Many top-tier lock manufacturers offer replacement programs for locks that have been damaged during a theft attempt, recognizing that the lock has sacrificed itself to protect the bike. A post-attack inspection is not about deciding if the lock is “still good”; it’s about documenting the attack for a warranty claim and getting a new, uncompromised lock. Your security system is only as strong as its weakest point, and a previously attacked lock is a significant weak point.

D-Lock or Chain: Which Offers the Best Protection for a £2,000 E-Bike?

For the owner of a high-value e-bike, the choice between a top-tier D-lock and a heavy-duty chain is a critical one. With official crime statistics showing that 66,960 bicycle thefts were recorded in England and Wales in 2023/24, this decision is not academic. Both formats can offer Sold Secure Diamond-rated protection, but they do so with different strengths and weaknesses rooted in the engineering principles we’ve discussed.

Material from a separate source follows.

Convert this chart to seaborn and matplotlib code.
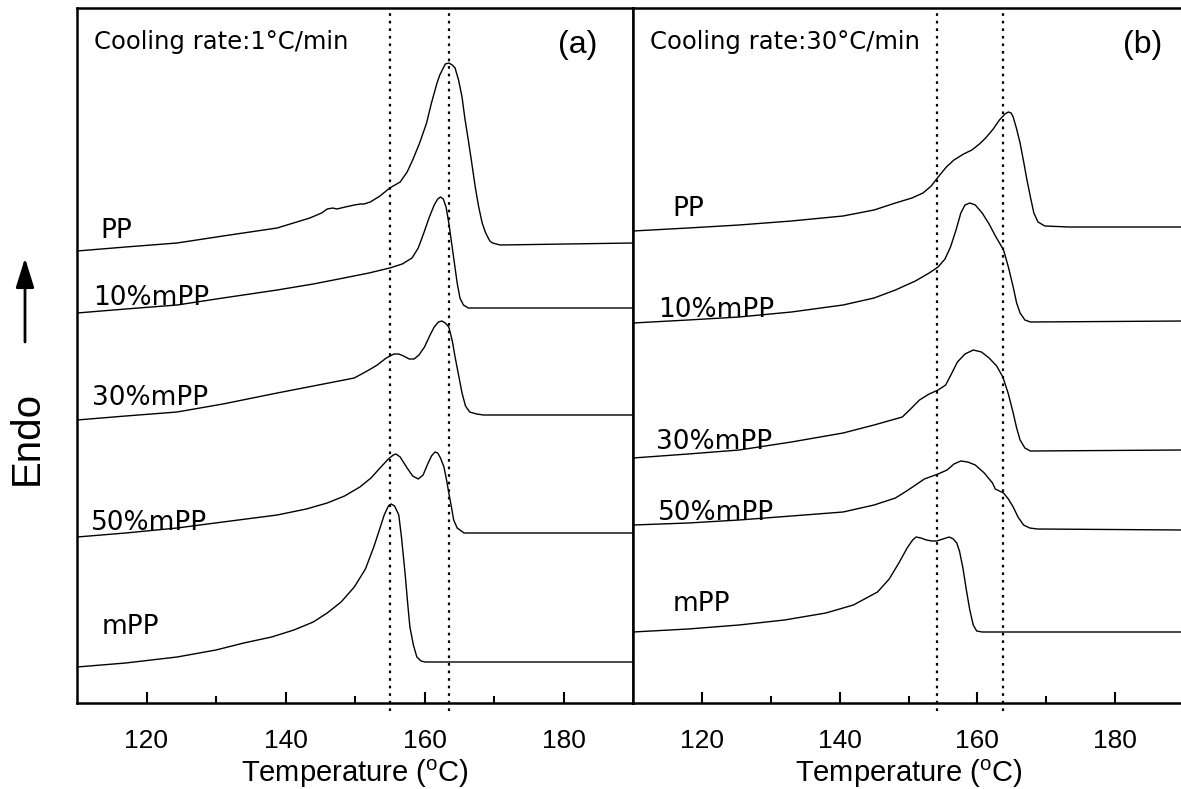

The best choice depends entirely on the use case: mobile urban security versus stationary home storage.

A grinder-resistant D-lock is the superior choice for portability and on-the-go security. It leverages advanced material science in a lightweight, frame-mountable package. A heavy-duty chain, typically with 19mm+ links, offers immense resistance to manual cutters but is extremely heavy, making it impractical for daily commuting. However, its flexibility is a key advantage, allowing it to be secured around a wider variety of objects. The ultimate security setup for a £2,000 e-bike is often a combination of both: a heavy-duty chain and ground anchor for home, and a high-tech, lightweight D-lock for the road.

The following table, based on comparative data and security testing, breaks down the key differences to help guide your decision. A recent analysis by Cycling Weekly highlights these trade-offs in real-world tests.

Ultimately, protecting a valuable e-bike requires a systems-thinking approach. The lock is one component in a strategy that also includes location, locking technique, and having the right tool for the specific environment, whether that’s the street or your garage.